The real battle during Saturday’s Section II Class D girls basketball championship game was in the paint, where 5-foot-11 Argyle senior Sam Humiston had to contend with three Hartford players her own size.
Humiston won the battles and helped the Scots win the championship, 49-40 over Hartford.
“We were definitely battling inside, we had to work on positioning and block out,” Argyle coach Terry Chamberlain said. “They have a tremendous amount of height, so you have to work on positioning, timing and anticipation. It’s hard work, it pays off.”
“Humiston had a great game,” Tanagers coach Wendy Harrington said. “Regardless of who we tried to put on her, it was tough — she made beautiful moves and you have to respect her outside game, so you can’t just rely on doubling down in the post.”
Hartford had its trio of 6-footers — senior Alondra Nims, freshman Abby Monroe and eighth-grader Karlee Nims — rotating on Humiston, along with senior swingman Cailyn Harrington. However, the Tanagers were in serious foul trouble by the fourth quarter, as four players had four fouls apiece, and two others had three.
“It changed a little bit of what we’re doing,” Wendy Harrington said of the fouls. “Ali is usually able to guard her most of the time. We tried Karlee on her a bit, but that’s tough for an eighth-grader, she’s not as experienced.
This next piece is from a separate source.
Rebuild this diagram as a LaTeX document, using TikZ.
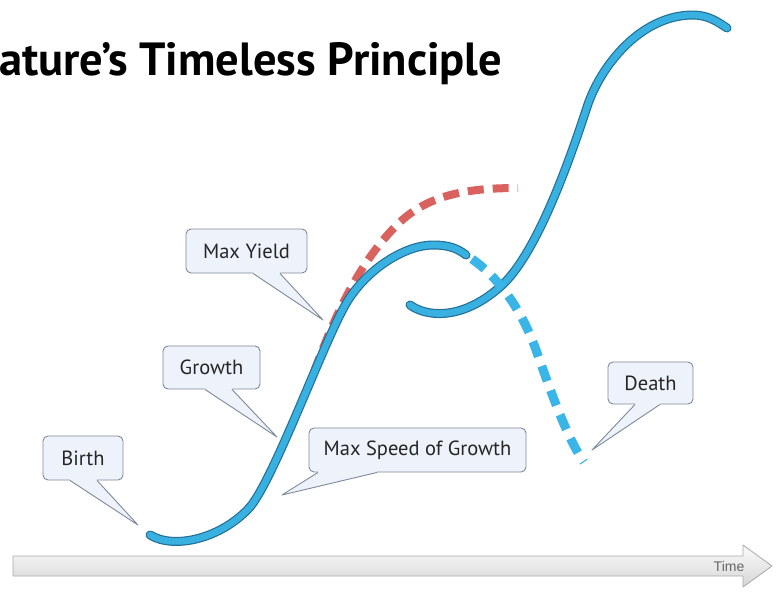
\documentclass[tikz,border=0pt]{standalone}
\usepackage{fontspec}
\setmainfont{PT Sans}
\newfontfamily\axisfont{Liberation Sans}
\usetikzlibrary{calc}
\definecolor{curveblue}{HTML}{38B0E0}
\definecolor{curveedge}{HTML}{22709A}
\definecolor{dashblue}{HTML}{3AB5E8}
\definecolor{dashred}{HTML}{D9625E}
\definecolor{callfill}{HTML}{EEF2FB}
\definecolor{calledge}{HTML}{7E8A9A}
\definecolor{axisedge}{HTML}{A9A9A9}
\definecolor{axistop}{HTML}{FBFBFB}
\definecolor{axisbot}{HTML}{D6D6D6}
\tikzset{
  every picture/.style={line join=round},
  callout/.style={draw=calledge,fill=callfill,rounded corners=5pt,line width=0.9pt,inner sep=0pt,
    font=\fontsize{20.5}{24}\selectfont,text=black!85},
  tail/.style={draw=calledge,line width=0.9pt},
  sedge/.style={draw=curveedge,line width=9pt,line cap=round},
  sbody/.style={draw=curveblue,line width=6.6pt,line cap=round},
  reddash/.style={draw=dashred,line width=8pt,dash pattern=on 16pt off 9pt},
  bluedash/.style={draw=dashblue,line width=9pt,dash pattern=on 16pt off 10pt},
}

\begin{document}
\begin{tikzpicture}[x=1pt,y=-1pt]
  \useasboundingbox[fill=white] (0,0) rectangle (776,592);
  \node[anchor=base west,inner sep=0,font=\fontsize{46.5}{50}\selectfont\bfseries] (title) at (-1,75) {ature’s Timeless Principle};
  % time axis
  \shade[top color=axistop,bottom color=axisbot,draw=axisedge,line width=0.8pt]
    (13,556) -- (743,556) -- (743,545) -- (772,566) -- (743,587) -- (743,576) -- (13,576) -- cycle;
  \node[font=\axisfont\fontsize{14}{16}\selectfont,text=black!60] (time) at (729,566) {Time};
  % curves
  \draw[reddash] (314,372) .. controls (335,315) and (360,260) .. (400,222)
    .. controls (430,194) and (470,188) .. (518,188);
  \foreach \s in {sedge,sbody}{
    \draw[\s] (150,535) .. controls (175,550) and (222,538) .. (250,507)
      .. controls (275,477) and (325,338) .. (347,302)
      .. controls (367,269) and (405,245) .. (433,245)
      .. controls (450,245) and (458,249) .. (466,255);
    \draw[\s] (410,305) .. controls (425,316) and (460,322) .. (500,287)
      .. controls (530,261) and (560,190) .. (587,107)
      .. controls (600,67) and (640,15) .. (693,15)
      .. controls (708,15) and (718,22) .. (727,28);
  }
  \draw[bluedash] (472,259) .. controls (495,275) and (520,305) .. (536,350)
    .. controls (552,395) and (568,440) .. (584,462);
  % callouts
  \node[callout,minimum width=80pt,minimum height=44pt] (birth) at (83,458) {Birth};
  \node[callout,minimum width=97pt,minimum height=43pt] (growth) at (211.5,367.5) {Growth};
  \node[callout,minimum width=121pt,minimum height=44pt] (yield) at (246.5,251) {Max Yield};
  \node[callout,minimum width=217pt,minimum height=44pt] (speed) at (417.5,450) {Max Speed of Growth};
  \node[callout,minimum width=85pt,minimum height=42pt] (death) at (650.5,383) {Death};
  \coordinate (birth-tip) at (138,525);
  \coordinate (growth-tip) at (277,437);
  \coordinate (yield-tip) at (323,320);
  \coordinate (speed-tip) at (282,495);
  \coordinate (death-tip) at (592,450);
  \foreach \n/\a/\b in {birth/70/97,growth/205/232,yield/253/280,speed/318/377,death/635/660}{
    \fill[callfill] ($(\a,0 |- \n.south)+(0,-2)$) -- (\a,0 |- \n.south) -- (\n-tip) -- (\b,0 |- \n.south) -- ($(\b,0 |- \n.south)+(0,-2)$) -- cycle;
    \draw[tail] (\a,0 |- \n.south) -- (\n-tip) -- (\b,0 |- \n.south);
  }
\end{tikzpicture}
\end{document}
Abby has nice length, but she’s not quite as strong as the other kids, and Cailyn was on her a while, I thought she did a good job for a kid who’s quite a bit smaller.
“And then it changes some of your other matchups,” she added, “so you might get a stop on her, but then someone else sneaks in on the back side and grabs a rebound, so you haven’t really helped yourself. There were two or three plays in a row like that in the third (quarter) that really sank us, because we couldn’t dig our way out of that at that point.”
— Pete Tobey
Despite losing in the Class D championship game, the Hartford Tanagers can look back with pride on how they finished the season. They finished 14-9 overall, made the Adirondack League semifinals and were the No. 3 seed in Class D.
“I was so proud of this team, because we had a lot of really bad losses early in the season, we let a lot of close games slip away, and then we were able to get over the hump and get all the way here, so I guess we can’t ask for much more,” senior Cailyn Harrington said.
“I was happy with the kids, they worked hard all season, we made some changes and they adapted to them pretty well,” Hartford coach Wendy Harrington said. “We had some bad losses in the middle of the year, and we kept talking about staying with the process, trust each other and keep working, and we’ll get there. We knew this was our goal all year, and they hung in and we had a solid finish.
“They’re disappointed, but my message to them was remember the journey, remember the way they battled,” she added. “I’m proud of how they hung together as a team. That should set the stage for future teams who have a chance to continue this.”
— Pete Tobey
Beyond their years
Cambridge’s trio of freshmen — twins Lilly and Sophie Phillips and Fiona Mooney — have shown ability and mental toughness beyond their years. That was certainly apparent in Saturday’s Class C sectional championship against Mekeel Christian.
Sophie Phillips scored the go-ahead basket in overtime of the Indians’ 62-59 victory, even after missing a layup that would have won the game in regulation. Lilly Phillips scored 11 points and was also a major factor in the Indians’ offense. And Mooney collected seven rebounds as she helped older sister Helen clean the glass.
“Obviously the group of freshmen are wise beyond their years and their basketball IQ is above and beyond,” Cambridge coach Tony Bochette said.
The Phillips twins also made effective use of screens to score many of their combined 30 points, driving inside for layups.
“They like coming off that ball screen — they did it against Tamarac in both games, they had success with it all year,’ Mekeel coach Kelsey Collins said. “We tried our best to contain (Sophie Phillips), putting Liz (Singleton) on her and denying her the ball at moments during the game. Her and her sister are incredible players and athletes at this age — they’re going to be good for a very long time.”
“One of our big keys in the ballgame was be aggressive to the hoop, finish at the rim,” Bochette said. “We were a little tentative in our semifinal game about taking the ball to the hoop. It was a focus in practice, every day we work on dribble penetration to the hoop, and (Saturday) it just happened to open up for us — they saw the lane and were able to take it and be aggressive enough to score.”